Years ago when I lived and worked in Washington, D.C., the city was crippled by an intense January snowstorm. My office was a short walk from my apartment so I was able to salvage at least an abridged day of work. While walking home, with snow still falling heavily, I came upon a homeless man named Charlie whom I had seen almost daily in the same spot. When I stopped to ask Charlie if he was OK, he stood transfixed, looking at a few flakes of newly fallen snow on his gloved hand. Charlie smiled at me and said, "Isn't it amazing? Individually these flakes are so fragile. But together, they can shut down the capital city of the world's most powerful nation."
Since then, I have often reflected on that snowy encounter in terms of collaboration, and the power it has to deliver dramatic results.

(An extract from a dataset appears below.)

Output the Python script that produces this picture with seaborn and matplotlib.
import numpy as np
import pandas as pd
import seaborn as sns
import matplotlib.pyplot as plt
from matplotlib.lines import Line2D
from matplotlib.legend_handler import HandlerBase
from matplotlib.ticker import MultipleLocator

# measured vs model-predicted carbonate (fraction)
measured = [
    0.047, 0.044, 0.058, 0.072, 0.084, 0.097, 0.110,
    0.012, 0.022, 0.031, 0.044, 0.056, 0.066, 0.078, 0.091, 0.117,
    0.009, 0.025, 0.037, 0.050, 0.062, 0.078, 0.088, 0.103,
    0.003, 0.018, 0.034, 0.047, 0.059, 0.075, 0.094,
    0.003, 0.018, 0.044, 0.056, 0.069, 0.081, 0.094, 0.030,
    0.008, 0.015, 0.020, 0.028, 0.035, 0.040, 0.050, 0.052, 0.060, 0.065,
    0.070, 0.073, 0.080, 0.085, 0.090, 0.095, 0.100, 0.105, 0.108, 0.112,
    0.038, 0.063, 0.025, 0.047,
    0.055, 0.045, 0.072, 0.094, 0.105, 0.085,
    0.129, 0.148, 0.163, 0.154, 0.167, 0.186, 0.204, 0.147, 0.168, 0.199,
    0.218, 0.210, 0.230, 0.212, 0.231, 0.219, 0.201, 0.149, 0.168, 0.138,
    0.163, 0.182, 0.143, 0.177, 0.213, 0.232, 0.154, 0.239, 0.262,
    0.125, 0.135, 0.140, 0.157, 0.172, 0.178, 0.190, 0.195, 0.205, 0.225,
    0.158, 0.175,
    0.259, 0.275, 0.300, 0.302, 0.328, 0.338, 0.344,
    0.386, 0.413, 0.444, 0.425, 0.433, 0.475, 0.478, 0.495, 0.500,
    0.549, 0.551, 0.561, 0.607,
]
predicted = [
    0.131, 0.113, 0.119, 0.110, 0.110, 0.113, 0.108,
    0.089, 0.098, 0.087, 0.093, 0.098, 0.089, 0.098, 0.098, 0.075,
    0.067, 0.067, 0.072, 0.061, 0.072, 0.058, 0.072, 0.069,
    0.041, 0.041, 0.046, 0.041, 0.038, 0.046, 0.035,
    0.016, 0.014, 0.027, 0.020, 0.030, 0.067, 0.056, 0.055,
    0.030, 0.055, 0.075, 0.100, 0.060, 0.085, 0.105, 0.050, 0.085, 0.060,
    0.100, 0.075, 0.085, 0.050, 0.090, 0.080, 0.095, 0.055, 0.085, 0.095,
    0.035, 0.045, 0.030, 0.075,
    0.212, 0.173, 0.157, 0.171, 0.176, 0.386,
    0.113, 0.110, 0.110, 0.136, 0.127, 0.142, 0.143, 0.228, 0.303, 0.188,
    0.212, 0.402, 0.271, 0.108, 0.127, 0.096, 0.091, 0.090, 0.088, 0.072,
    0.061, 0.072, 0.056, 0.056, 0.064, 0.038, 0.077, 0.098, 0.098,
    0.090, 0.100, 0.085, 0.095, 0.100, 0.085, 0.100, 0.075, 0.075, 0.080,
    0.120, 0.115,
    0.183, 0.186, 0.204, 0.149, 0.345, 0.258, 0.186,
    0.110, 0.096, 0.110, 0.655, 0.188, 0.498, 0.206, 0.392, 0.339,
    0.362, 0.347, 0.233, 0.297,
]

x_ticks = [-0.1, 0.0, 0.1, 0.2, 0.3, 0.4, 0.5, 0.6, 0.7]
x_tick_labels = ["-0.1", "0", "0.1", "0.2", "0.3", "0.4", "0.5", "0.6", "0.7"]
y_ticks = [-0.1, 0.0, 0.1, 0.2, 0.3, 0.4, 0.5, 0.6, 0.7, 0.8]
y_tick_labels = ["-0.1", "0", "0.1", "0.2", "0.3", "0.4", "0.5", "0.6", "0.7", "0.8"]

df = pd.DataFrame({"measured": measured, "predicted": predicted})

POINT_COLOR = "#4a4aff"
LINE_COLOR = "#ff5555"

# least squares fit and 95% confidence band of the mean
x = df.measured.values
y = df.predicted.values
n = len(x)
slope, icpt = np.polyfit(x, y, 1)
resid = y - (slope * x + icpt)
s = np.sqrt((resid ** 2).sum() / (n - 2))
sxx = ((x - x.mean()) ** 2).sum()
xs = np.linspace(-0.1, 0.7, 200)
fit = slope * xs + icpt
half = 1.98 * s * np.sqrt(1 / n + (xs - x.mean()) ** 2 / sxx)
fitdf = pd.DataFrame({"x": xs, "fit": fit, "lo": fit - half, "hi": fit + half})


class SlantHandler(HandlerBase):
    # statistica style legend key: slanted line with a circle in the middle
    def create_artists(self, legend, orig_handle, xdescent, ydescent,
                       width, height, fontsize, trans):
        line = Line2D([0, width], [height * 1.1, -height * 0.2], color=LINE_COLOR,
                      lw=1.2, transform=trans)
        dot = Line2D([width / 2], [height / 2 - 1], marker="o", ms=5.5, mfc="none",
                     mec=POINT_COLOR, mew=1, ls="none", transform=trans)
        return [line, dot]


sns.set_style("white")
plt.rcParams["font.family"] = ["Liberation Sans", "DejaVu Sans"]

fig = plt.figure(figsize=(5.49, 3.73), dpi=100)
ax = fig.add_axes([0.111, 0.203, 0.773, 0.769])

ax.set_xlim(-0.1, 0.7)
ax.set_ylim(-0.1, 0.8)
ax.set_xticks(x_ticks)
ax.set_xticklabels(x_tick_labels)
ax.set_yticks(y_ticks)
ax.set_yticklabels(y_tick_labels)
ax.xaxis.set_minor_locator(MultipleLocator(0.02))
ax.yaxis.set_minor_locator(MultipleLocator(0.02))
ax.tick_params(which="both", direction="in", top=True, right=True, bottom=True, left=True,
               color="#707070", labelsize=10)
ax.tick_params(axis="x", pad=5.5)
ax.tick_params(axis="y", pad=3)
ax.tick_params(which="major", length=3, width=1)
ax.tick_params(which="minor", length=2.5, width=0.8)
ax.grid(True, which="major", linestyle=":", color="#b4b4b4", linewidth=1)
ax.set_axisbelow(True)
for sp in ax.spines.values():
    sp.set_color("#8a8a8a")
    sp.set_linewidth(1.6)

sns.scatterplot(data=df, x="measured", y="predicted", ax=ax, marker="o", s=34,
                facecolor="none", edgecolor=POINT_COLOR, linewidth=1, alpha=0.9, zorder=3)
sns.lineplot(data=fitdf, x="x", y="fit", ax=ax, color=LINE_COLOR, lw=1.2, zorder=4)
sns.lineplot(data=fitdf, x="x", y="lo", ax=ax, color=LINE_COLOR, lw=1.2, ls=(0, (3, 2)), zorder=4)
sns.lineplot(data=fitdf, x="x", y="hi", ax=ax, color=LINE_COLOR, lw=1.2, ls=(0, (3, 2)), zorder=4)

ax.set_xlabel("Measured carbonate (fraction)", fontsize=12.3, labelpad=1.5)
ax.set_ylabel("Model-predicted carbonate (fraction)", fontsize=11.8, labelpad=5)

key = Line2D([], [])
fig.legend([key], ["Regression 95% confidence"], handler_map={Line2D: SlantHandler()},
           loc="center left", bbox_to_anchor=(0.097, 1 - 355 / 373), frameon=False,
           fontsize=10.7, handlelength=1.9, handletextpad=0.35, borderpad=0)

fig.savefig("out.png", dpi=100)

Yesterday I was proud to be part of a team that announced that St. Louis had been chosen by one of the world's largest companies in the food and agriculture industry for the location of its new North American research facility. The firm, KWS, a seed company based in Germany with sales in 70 countries, launched its site selection search process more than a year ago, initially considering 15 cities in the U.S. and Canada. After months of review and data gathering, it narrowed its search to four cities - Boston, the San Francisco Bay Area, the Research Triangle Park in North Carolina, and St. Louis. Early this year it culled their list to two, the Research Triangle and St. Louis. In March, KWS informed us that St. Louis had won the selection process!

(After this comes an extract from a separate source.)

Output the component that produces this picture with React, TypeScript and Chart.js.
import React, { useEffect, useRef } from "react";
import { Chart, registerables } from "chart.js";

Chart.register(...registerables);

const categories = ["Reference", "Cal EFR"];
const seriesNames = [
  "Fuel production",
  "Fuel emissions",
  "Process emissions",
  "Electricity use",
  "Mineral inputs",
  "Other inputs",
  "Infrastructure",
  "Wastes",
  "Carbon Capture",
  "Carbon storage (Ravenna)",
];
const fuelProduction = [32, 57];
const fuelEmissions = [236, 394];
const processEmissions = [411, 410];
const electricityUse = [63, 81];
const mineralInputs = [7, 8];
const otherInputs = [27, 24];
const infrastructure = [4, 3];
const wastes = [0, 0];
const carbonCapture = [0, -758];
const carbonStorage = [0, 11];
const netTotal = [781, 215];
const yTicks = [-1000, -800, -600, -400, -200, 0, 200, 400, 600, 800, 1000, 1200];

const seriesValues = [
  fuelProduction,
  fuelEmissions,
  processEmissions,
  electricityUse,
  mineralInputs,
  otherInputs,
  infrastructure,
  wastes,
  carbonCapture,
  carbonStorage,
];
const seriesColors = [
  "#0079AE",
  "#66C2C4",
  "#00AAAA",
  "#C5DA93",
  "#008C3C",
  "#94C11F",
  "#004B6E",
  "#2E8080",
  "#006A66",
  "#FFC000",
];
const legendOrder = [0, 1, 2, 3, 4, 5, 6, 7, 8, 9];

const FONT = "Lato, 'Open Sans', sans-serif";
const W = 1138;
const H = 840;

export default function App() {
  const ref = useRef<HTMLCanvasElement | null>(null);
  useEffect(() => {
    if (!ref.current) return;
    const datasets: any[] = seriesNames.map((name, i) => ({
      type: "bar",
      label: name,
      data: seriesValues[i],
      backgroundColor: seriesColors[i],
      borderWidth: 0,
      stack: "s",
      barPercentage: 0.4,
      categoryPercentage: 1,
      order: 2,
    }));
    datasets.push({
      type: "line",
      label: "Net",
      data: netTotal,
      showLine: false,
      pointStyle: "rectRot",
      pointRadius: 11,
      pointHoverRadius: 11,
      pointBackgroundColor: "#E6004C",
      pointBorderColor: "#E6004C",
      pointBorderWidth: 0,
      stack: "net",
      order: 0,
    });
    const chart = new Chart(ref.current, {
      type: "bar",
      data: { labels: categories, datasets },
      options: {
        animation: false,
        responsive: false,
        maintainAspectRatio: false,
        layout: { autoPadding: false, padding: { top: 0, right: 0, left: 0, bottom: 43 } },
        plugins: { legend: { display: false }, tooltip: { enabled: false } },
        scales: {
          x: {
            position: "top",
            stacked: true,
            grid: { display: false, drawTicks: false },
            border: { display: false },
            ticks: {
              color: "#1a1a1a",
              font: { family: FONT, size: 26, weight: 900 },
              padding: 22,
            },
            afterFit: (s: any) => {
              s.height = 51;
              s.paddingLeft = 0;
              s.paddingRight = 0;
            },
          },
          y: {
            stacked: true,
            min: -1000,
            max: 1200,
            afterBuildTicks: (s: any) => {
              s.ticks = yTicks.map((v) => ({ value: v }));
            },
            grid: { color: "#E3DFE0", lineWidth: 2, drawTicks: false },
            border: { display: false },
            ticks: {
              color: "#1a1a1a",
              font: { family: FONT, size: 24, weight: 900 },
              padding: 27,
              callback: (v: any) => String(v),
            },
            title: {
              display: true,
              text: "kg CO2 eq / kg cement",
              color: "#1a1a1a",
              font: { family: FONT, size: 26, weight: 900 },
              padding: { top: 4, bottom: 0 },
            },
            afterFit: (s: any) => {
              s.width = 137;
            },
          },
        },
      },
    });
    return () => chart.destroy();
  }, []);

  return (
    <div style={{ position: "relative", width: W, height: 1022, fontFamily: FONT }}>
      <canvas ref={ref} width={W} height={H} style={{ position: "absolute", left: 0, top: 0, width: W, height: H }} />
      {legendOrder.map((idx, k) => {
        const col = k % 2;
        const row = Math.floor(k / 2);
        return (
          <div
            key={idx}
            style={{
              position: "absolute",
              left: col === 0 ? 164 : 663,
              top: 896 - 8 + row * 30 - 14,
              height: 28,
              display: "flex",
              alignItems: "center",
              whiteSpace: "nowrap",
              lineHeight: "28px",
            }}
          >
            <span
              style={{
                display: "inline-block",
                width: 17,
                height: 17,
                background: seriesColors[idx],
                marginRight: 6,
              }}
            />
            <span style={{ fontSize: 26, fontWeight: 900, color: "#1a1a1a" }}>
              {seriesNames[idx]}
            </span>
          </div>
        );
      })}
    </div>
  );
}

The plans for the KWS Gateway Research Center call for a significant presence at the BRDG Park on the campus of the Donald Danforth Plant Science Center. Over the next several years, the company will build a team of 100 people through a combination of local hires and the relocation of people recruited from across the United States and, indeed, the world. Not only does this exciting news mean new jobs, but investments of all kinds: infrastructure improvement, sponsored research at institutions like the Danforth Center, philanthropic gifts to not-for-profit enterprises, and so on.
The Danforth Center has been a driver in the expansion of Missouri’s thriving global plant science corridor, creating new jobs, and generating and attracting new companies. BRDG Park serves as a vital resource for homegrown plant science start-up companies as well as a beacon for attracting established companies from across the country and around the world. KWS's decision to locate its North American research facility there is a major endorsement of the region’s reputation as a plant science and innovation hub.

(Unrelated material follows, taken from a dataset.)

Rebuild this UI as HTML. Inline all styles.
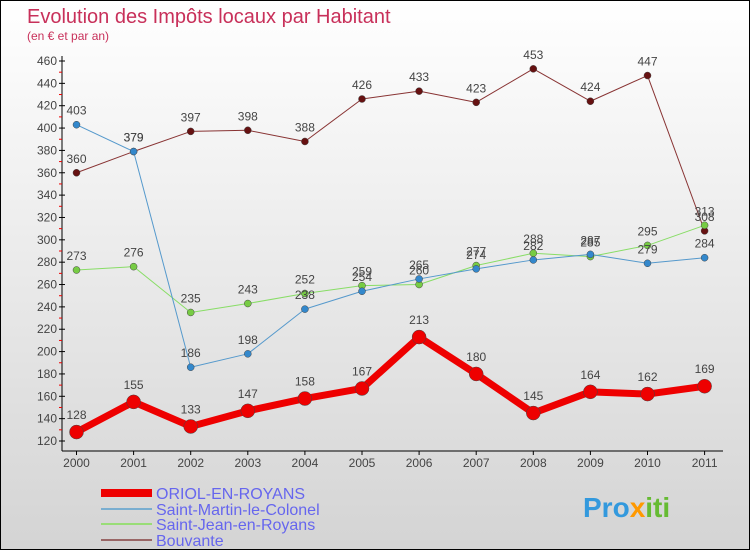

When we asked representatives from KWS what set us apart, they responded that -- in addition to our strength in R&D, as evidenced by such best-in-class assets like the Danforth Center, BRDG Park, Washington University, CORTEX, the Missouri Botanical Garden and Monsanto Company -- our compelling regional advantage was our community’s collaborative spirit. They were impressed that a team of folks from the St. Louis Regional Chamber, Economic Partnership, Missouri Partnership, as well as various businesses and academic institutions could with one voice say that WE, as a community, would be the best place for KWS to set roots in North America. By working together we were able to convince KWS that our collective whole is worth more than the sum of our parts.
And so it was that during the press announcement of the KWS Gateway Research Center, my mind wandered to that snowy January day and Charlie's sage observation of the intense power of WE. On that occasion it was the power to shut down a city, this time it's power opened a community to new opportunities. I must say, I like this outcome better.
Sam J. Fiorello is chief operating officer of the Donald Danforth Plant Science Center and president, BRDG Park.